Wednesday 11 November 2009

One line of trace

We're doing about 2,000 tiny (price-tick) transactions on our pair of quad-core boxes now. The CPU is still only at 60% utilisation, so there's still a bottle neck or two.

Say we eventually get up to 3,000 transactions at peak, then each transaction will be using around 300 microseconds of CPU.

Now it turns out that we have left one line of console trace output saying "I have written transaction X" which takes roughly 60 microseconds on a single core, or about 15 microseconds of aggregate horse-power on our quad-core box.

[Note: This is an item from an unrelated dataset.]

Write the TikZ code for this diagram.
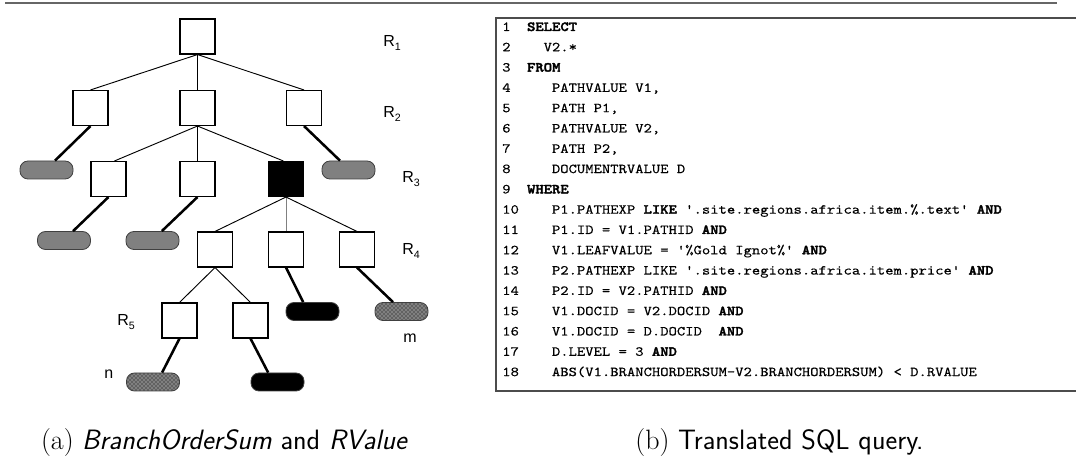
\documentclass[tikz,border=0pt]{standalone}
\usepackage{fontspec}
\newfontfamily\sqlfont{lmmono10-regular.otf}[BoldFont=lmmonolt10-bold.otf, UprightFeatures={FakeBold=0.2}, BoldFeatures={FakeBold=2.5}, FakeStretch=1.15]
\newfontfamily\labfont{Liberation Sans}
\usetikzlibrary{patterns}
\tikzset{
  elem/.style={draw=black, line width=0.8pt, minimum size=26.25pt, inner sep=0pt, fill=white},
  selem/.style={elem, fill=black},
  leaf/.style={draw=black!75, line width=0.6pt, rounded corners=6pt, minimum width=39.75pt, minimum height=13.5pt, inner sep=0pt},
  gleaf/.style={leaf, fill=gray},
  bleaf/.style={leaf, fill=black},
  hleaf/.style={leaf, preaction={fill=black!50}, pattern=crosshatch dots},
  edge/.style={line width=0.7pt},
  tedge/.style={line width=1.9pt},
  lvl/.style={anchor=base west, inner sep=0pt, font=\labfont\fontsize{12}{14}\selectfont},
  num/.style={anchor=base west, inner sep=0pt, font=\sqlfont\fontsize{10.35}{12}\selectfont},
  capt/.style={anchor=base, inner sep=0pt, font=\fontsize{21}{25}\selectfont},
}
\newcommand{\lsub}[1]{\raisebox{-2.5pt}{\fontsize{8}{8}\selectfont #1}}

\begin{document}
\begin{tikzpicture}[x=0.75pt, y=-0.75pt]
  \useasboundingbox (0,0) rectangle (1076,466);
  \draw[black!60, line width=1.1pt] (5,3) -- (1057,3);

  % tree
  \node[elem] (r) at (197.5,36.5) {};
  \node[elem] (a1) at (90.5,108) {};
  \node[elem] (a2) at (197.5,108) {};
  \node[elem] (a3) at (304,108) {};
  \node[gleaf] (g1) at (46.5,170) {};
  \node[elem] (b1) at (108.5,179) {};
  \node[elem] (b2) at (197.5,179) {};
  \node[selem] (b3) at (286,179) {};
  \node[gleaf] (g2) at (348.5,170) {};
  \node[gleaf] (g3) at (64,240.5) {};
  \node[gleaf] (g4) at (152.5,240.5) {};
  \node[elem] (c1) at (215,249.5) {};
  \node[elem] (c2) at (286,249.5) {};
  \node[elem] (c3) at (357,249.5) {};
  \node[elem] (d1) at (179.5,320.5) {};
  \node[elem] (d2) at (250.5,320.5) {};
  \node[bleaf] (k1) at (312.5,311.5) {};
  \node[hleaf] (h1) at (401.5,311.5) {};
  \node[hleaf] (h2) at (153,382) {};
  \node[bleaf] (k2) at (277.5,382) {};

  \draw[edge] (r.south) -- (a1.north);
  \draw[edge] (r.south) -- (a2.north);
  \draw[edge] (r.south) -- (a3.north);
  \draw[edge] (a2.south) -- ([xshift=4.5pt]b1.north);
  \draw[edge] (a2.south) -- (b2.north);
  \draw[edge] (a2.south) -- ([xshift=-2pt]b3.north);
  \draw[edge] (b3.south) -- (c1.north);
  \draw[edge, gray] (b3.south) -- (c2.north);
  \draw[edge] (b3.south) -- (c3.north);
  \draw[edge] (c1.south) -- (d1.north);
  \draw[edge] (c1.south) -- (d2.north);
  \draw[tedge] (a1.south) -- ([xshift=6.4pt]g1.north);
  \draw[tedge] (a3.south) -- ([xshift=-6.4pt]g2.north);
  \draw[tedge] (b1.south) -- ([xshift=6.8pt]g3.north);
  \draw[tedge] (b2.south) -- ([xshift=7pt]g4.north);
  \draw[tedge] (c2.south) -- ([xshift=-7pt]k1.north);
  \draw[tedge] (c3.south) -- ([xshift=-6.4pt]h1.north);
  \draw[tedge] (d1.south) -- ([xshift=6.8pt]h2.north);
  \draw[tedge] (d2.south) -- ([xshift=-7pt]k2.north);

  \node[lvl] (R1) at (383,47) {R\lsub{1}};
  \node[lvl] (R2) at (383,118) {R\lsub{2}};
  \node[lvl] (R3) at (402,183) {R\lsub{3}};
  \node[lvl] (R4) at (402,255) {R\lsub{4}};
  \node[lvl] (R5) at (117,326) {R\lsub{5}};
  \node[lvl] (m) at (403,343) {m};
  \node[lvl] (n) at (104,379) {n};

  % SQL listing
  \draw[black!70, line width=1pt] (496,18) rectangle (1085,391);
  \foreach \i in {1,...,18}
    \node[num] (n\i) at (502,{31+(\i-1)*20.3}) {\i};
  \node[num] (l1) at ([xshift=18.63pt]n1.base west) {\textbf{SELECT}};
  \node[num] (l2) at ([xshift=31.05pt]n2.base west) {V2.*};
  \node[num] (l3) at ([xshift=18.63pt]n3.base west) {\textbf{FROM}};
  \node[num] (l4) at ([xshift=37.26pt]n4.base west) {PATHVALUE V1,};
  \node[num] (l5) at ([xshift=37.26pt]n5.base west) {PATH P1,};
  \node[num] (l6) at ([xshift=37.26pt]n6.base west) {PATHVALUE V2,};
  \node[num] (l7) at ([xshift=37.26pt]n7.base west) {PATH P2,};
  \node[num] (l8) at ([xshift=37.26pt]n8.base west) {DOCUMENTRVALUE D};
  \node[num] (l9) at ([xshift=18.63pt]n9.base west) {\textbf{WHERE}};
  \node[num] (l10) at ([xshift=37.26pt]n10.base west) {P1.PATHEXP \textbf{LIKE} '.site.regions.africa.item.\%.text' \textbf{AND}};
  \node[num] (l11) at ([xshift=37.26pt]n11.base west) {P1.ID = V1.PATHID \textbf{AND}};
  \node[num] (l12) at ([xshift=37.26pt]n12.base west) {V1.LEAFVALUE = '\%Gold Ignot\%' \textbf{AND}};
  \node[num] (l13) at ([xshift=37.26pt]n13.base west) {P2.PATHEXP LIKE '.site.regions.africa.item.price' \textbf{AND}};
  \node[num] (l14) at ([xshift=37.26pt]n14.base west) {P2.ID = V2.PATHID \textbf{AND}};
  \node[num] (l15) at ([xshift=37.26pt]n15.base west) {V1.DOCID = V2.DOCID \textbf{AND}};
  \node[num] (l16) at ([xshift=37.26pt]n16.base west) {V1.DOCID = D.DOCID\ \ \textbf{AND}};
  \node[num] (l17) at ([xshift=37.26pt]n17.base west) {D.LEVEL = 3 \textbf{AND}};
  \node[num] (l18) at ([xshift=37.26pt]n18.base west) {ABS(V1.BRANCHORDERSUM-V2.BRANCHORDERSUM) < D.RVALUE};

  % captions
  \node[capt] (capa) at (224.5,450) {(a) \textsf{\textit{BranchOrderSum} and \textit{RValue}}};
  \node[capt] (capb) at (779.5,450) {(b) \textsf{Translated SQL query.}};
\end{tikzpicture}
\end{document}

So the point is: one line of console trace will use about 5% of available CPU when we reach our target ... is it really worth it? I sense another configuration option crawling out of the woodwork ...

Tuesday 3 November 2009

Thousands of transactions per second

We've recently been performance testing CloudTran and we're now doing over 2,000 transactions per second. This is on a single-CPU, quad-core box running the transaction buffer and being bombarded from other machines over the network. "CatchingTicks" is the test, and the ticks are price changes on a market - Admittedly those 2,000 transactions are among the smallest we can do but the CPU runs them at less than 50% utilisation so we can expect much higher throughput in the future.


We spent ages stuck at around 900 transactions per second, looking at every part of the system ... until we realised we were using the wrong variant of the test. We assumed we were using the performance test mode of the test; in fact, we were using the "isolation" test, to check that transactions working on the same record/row observed isolation correctly. So we've tested isolation to death, inadvertently. And it wasn't all wasted time - when you look at code with suspicious eyes and a particular problem in mind, you realise there are angles you missed. Performance testing is certainly interesting for tech-heads. We've moved from fairly simple synchronisation techniques to Java's concurrency library and Atomic variables with the non-blocking synchronisation.


To do functional debugging, we use heavy tracing of anything that moves, but for performance we use 'OperationTimer' objects - timing the start and end of an operation. Analysing these logs is exciting - you have to be very careful that you're measuring what you think you are. Our life has been made much easier by having coordinated nanosecond timers, so that all the bombarder machines calculate their time relative to the TxB machine. Then, instead of looking at all the logs, we take a one-second slice of the OpTimer output (about 10,000 lines) and then sort on the time of the log. The important thing is we can then trace an individual transaction's path between the various boxes quite easily - the sorted trace is in global time order.


Unfortunately, we're now bumping up against Heisenberg's uncertainty principle - taking just the OpTimer measurements reduces speed by a factor of 3, which almost certainly changes the nature of the events ... timing is everything! So I suspect we'll end up using something like Dynatrace in the near future.


Another point to watch out for is the server's HotSpot optimisation - this affects the performance of the GigaSpaces GSCs. We normally run 50-100,000 transactions through the system before taking the timings - this indicates the bar for doing performance tuning is set very high on the server configuration of HotSpot.


Testing continues as we use the results to continually improve perfromance. And for now it's back to the logs.